Attendance at a private Christian college is by no means necessary to achieve the status of a "good Christian". The stereotype of public universities may very well be true for a lot of people. God has taught me more in one semester at a public state school than I think I ever could have learned at a private university. My faith and trust in the Lord have also grown tremendously.
The transition to college is perhaps tougher for Christ followers than anybody else. There exists the possibility of derailing and giving into the typical college party scene. There is an underlying and much more pressing issue: losing sight of God and drifting from Him. This was my biggest fear and was actually a reality in my life for a brief time.
Going to a public school is by no means easy. It is being surrounded by people of differing beliefs and values. This is an equally fascinating and overwhelming experience. There is so much to learn from everyone around you, but it can be incredibly difficult to discern God's voice among all the others. I lost God's voice in the sea of everyone's in the world. I became consumed by the world because of this, but once I found God's voice again, I found peace. Being tossed about in this seat of diversity is actually incredibly rewarding. Christianity is about discipleship. God called us to make disciples, not only to grow in our own faith. As one who wants to teach high school, I'm going to be tossed about in this sea of diversity for the rest of my life. I fully believe God is using my time here to prepare me for that future.

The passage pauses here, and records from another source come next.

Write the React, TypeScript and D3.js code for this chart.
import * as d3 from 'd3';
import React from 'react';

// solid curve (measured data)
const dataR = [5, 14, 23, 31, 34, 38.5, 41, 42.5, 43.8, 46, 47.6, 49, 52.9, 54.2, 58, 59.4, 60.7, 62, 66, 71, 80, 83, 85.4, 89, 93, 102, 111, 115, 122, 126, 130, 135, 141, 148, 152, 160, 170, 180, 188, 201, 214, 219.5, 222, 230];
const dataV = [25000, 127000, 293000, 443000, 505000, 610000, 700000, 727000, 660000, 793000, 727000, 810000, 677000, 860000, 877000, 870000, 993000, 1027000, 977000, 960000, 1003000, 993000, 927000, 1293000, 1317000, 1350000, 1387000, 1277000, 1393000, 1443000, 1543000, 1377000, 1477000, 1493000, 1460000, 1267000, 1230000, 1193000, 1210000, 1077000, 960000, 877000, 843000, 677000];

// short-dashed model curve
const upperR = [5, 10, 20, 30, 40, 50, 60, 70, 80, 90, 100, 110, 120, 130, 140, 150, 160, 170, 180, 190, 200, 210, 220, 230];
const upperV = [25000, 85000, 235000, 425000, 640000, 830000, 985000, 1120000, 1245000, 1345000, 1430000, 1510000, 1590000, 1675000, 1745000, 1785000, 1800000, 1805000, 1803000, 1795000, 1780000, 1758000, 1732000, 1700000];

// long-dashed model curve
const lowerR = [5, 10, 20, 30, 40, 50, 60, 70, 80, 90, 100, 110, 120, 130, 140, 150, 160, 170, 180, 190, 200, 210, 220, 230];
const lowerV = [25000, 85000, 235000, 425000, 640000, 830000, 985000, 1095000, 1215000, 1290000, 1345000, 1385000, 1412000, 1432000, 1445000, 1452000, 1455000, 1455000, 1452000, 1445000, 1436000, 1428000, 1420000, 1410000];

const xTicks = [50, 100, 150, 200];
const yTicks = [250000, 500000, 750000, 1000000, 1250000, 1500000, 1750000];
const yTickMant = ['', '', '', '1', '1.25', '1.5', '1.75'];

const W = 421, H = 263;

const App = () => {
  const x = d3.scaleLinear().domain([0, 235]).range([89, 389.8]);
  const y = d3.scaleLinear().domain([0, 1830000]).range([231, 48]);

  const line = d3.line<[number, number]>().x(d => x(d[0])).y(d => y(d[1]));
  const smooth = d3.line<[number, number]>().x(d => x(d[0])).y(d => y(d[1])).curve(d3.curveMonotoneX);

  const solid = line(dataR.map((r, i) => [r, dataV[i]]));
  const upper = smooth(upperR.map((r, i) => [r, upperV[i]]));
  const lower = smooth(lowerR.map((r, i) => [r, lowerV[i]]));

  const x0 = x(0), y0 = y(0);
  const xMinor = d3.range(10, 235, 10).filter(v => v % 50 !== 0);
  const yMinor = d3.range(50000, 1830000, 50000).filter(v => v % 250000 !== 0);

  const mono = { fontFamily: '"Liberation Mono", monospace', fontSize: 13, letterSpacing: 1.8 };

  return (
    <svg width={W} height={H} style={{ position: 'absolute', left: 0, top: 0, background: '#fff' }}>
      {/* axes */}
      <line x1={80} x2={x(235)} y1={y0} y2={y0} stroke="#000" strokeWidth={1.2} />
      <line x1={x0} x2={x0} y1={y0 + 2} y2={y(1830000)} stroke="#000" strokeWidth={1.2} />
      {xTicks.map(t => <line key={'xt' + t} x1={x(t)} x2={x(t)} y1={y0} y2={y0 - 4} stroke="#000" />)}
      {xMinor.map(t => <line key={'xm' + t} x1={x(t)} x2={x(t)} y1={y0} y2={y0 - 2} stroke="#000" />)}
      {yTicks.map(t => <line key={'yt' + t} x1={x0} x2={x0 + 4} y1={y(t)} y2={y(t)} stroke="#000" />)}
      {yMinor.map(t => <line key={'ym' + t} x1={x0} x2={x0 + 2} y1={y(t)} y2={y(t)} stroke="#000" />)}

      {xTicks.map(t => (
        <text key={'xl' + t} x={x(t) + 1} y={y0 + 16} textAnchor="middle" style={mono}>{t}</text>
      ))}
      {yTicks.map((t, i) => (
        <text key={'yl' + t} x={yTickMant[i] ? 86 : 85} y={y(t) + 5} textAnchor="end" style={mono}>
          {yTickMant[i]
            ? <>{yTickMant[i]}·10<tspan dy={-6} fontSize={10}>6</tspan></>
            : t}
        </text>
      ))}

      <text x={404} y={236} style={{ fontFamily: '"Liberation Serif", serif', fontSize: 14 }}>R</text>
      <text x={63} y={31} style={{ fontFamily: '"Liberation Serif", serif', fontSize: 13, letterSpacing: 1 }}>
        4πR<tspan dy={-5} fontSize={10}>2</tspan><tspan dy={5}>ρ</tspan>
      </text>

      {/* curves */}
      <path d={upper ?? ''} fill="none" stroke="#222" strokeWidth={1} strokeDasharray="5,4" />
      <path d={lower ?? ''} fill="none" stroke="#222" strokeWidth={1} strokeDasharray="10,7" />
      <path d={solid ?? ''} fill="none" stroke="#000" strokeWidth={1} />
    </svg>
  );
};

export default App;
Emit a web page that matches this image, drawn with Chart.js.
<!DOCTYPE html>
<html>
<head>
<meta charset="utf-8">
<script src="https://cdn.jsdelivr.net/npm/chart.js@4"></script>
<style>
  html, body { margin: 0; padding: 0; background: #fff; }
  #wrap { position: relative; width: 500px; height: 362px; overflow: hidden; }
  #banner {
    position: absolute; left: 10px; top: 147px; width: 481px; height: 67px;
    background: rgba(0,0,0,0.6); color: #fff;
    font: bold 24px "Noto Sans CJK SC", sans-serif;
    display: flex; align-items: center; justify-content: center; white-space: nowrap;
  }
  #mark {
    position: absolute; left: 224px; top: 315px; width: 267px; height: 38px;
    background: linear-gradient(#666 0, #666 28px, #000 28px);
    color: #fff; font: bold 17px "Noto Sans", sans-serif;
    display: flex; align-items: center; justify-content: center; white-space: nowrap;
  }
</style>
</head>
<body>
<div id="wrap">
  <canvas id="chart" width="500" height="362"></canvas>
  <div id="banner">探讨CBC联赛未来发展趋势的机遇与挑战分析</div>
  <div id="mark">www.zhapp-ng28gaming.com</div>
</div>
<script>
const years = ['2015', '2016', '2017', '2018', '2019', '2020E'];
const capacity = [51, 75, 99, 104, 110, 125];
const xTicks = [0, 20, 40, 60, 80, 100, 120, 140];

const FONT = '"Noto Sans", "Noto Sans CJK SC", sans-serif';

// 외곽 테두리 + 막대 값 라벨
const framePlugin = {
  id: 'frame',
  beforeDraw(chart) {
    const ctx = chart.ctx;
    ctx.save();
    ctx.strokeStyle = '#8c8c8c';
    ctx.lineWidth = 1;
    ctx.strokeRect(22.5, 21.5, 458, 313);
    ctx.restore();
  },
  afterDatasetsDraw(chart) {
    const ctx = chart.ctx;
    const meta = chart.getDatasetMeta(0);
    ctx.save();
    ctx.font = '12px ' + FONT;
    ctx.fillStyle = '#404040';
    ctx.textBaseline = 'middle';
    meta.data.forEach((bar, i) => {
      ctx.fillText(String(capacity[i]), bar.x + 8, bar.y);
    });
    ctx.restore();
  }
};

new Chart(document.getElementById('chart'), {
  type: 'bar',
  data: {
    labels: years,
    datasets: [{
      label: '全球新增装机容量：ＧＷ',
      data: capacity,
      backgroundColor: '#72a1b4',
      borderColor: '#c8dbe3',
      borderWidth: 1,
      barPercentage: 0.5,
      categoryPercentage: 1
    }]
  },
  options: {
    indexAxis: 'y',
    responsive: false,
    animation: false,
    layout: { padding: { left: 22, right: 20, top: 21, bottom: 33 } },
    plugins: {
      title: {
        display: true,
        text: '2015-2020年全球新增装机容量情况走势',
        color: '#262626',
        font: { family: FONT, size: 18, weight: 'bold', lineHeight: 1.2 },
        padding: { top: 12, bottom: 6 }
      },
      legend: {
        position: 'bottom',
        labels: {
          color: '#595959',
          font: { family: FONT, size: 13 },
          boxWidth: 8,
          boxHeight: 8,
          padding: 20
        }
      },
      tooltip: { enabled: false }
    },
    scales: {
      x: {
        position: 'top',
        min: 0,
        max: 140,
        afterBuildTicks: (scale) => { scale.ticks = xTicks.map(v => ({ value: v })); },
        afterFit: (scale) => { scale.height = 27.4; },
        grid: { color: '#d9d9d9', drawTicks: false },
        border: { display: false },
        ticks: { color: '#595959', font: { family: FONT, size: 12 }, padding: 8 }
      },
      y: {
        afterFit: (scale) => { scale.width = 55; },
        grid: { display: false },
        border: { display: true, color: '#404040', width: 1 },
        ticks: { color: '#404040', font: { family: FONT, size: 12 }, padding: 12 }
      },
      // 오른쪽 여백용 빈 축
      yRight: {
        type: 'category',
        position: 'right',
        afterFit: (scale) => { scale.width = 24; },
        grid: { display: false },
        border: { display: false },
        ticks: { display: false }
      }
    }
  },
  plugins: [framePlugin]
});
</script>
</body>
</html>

God has very much reinforced the importance of community this semester. I learned the hard way that you cannot do this alone. My first few weeks of college, as one can imagine, were overwhelming. My time was consumed with homework, friends, and trying to figure out how to live on my own. I used my busyness as an excuse to not attend any of the campus ministries I had been so excited about joining. I thought, "Oh, there's too much on my plate now, I'll get by by reading my bible at night and I'll worry about ministries later." I for some reason really thought I'd be able to make it, but I was falling faster than I ever have.
After about a month of late nights with friends and false promises to myself of "I'll go next week", I gave up the act. I quit making excuses and I just went. That first visit had me feeling more free and relieved than I'd felt since coming to college. My first times attending each ministry and once again being with other Christians made me realize that no matter how in tune you are with God and your own faith, it means nothing unless you have a community with other believers. I'm reminded daily of the power of community. Since my attention has again been focused on Jesus, I've grown so much. Ministries have taken priority, friends and frankly everything else have made their way to the bottom of my list. On Mondays, I attend a freshman bible study. On Wednesdays, I attend the weekly meeting for one campus ministry, and on Thursdays, the same thing for a different ministry.
The whole reason I came to a public university was God's insistence on my doing so. Much prayer went into my college hunt and God kept hinting at this school. I trusted Him then to get me to this school and I'm trusting Him now to reveal to me why I'm here. I've learned so much in and out of class and have made solid connections with a lot of people. I believe the Lord has a lot for me here. Being submersed in this worldly diversity has been difficult, but it is what has drawn me closer to God. It is to Him I run, it is through Him I find my faith, and it is in Him I put my trust.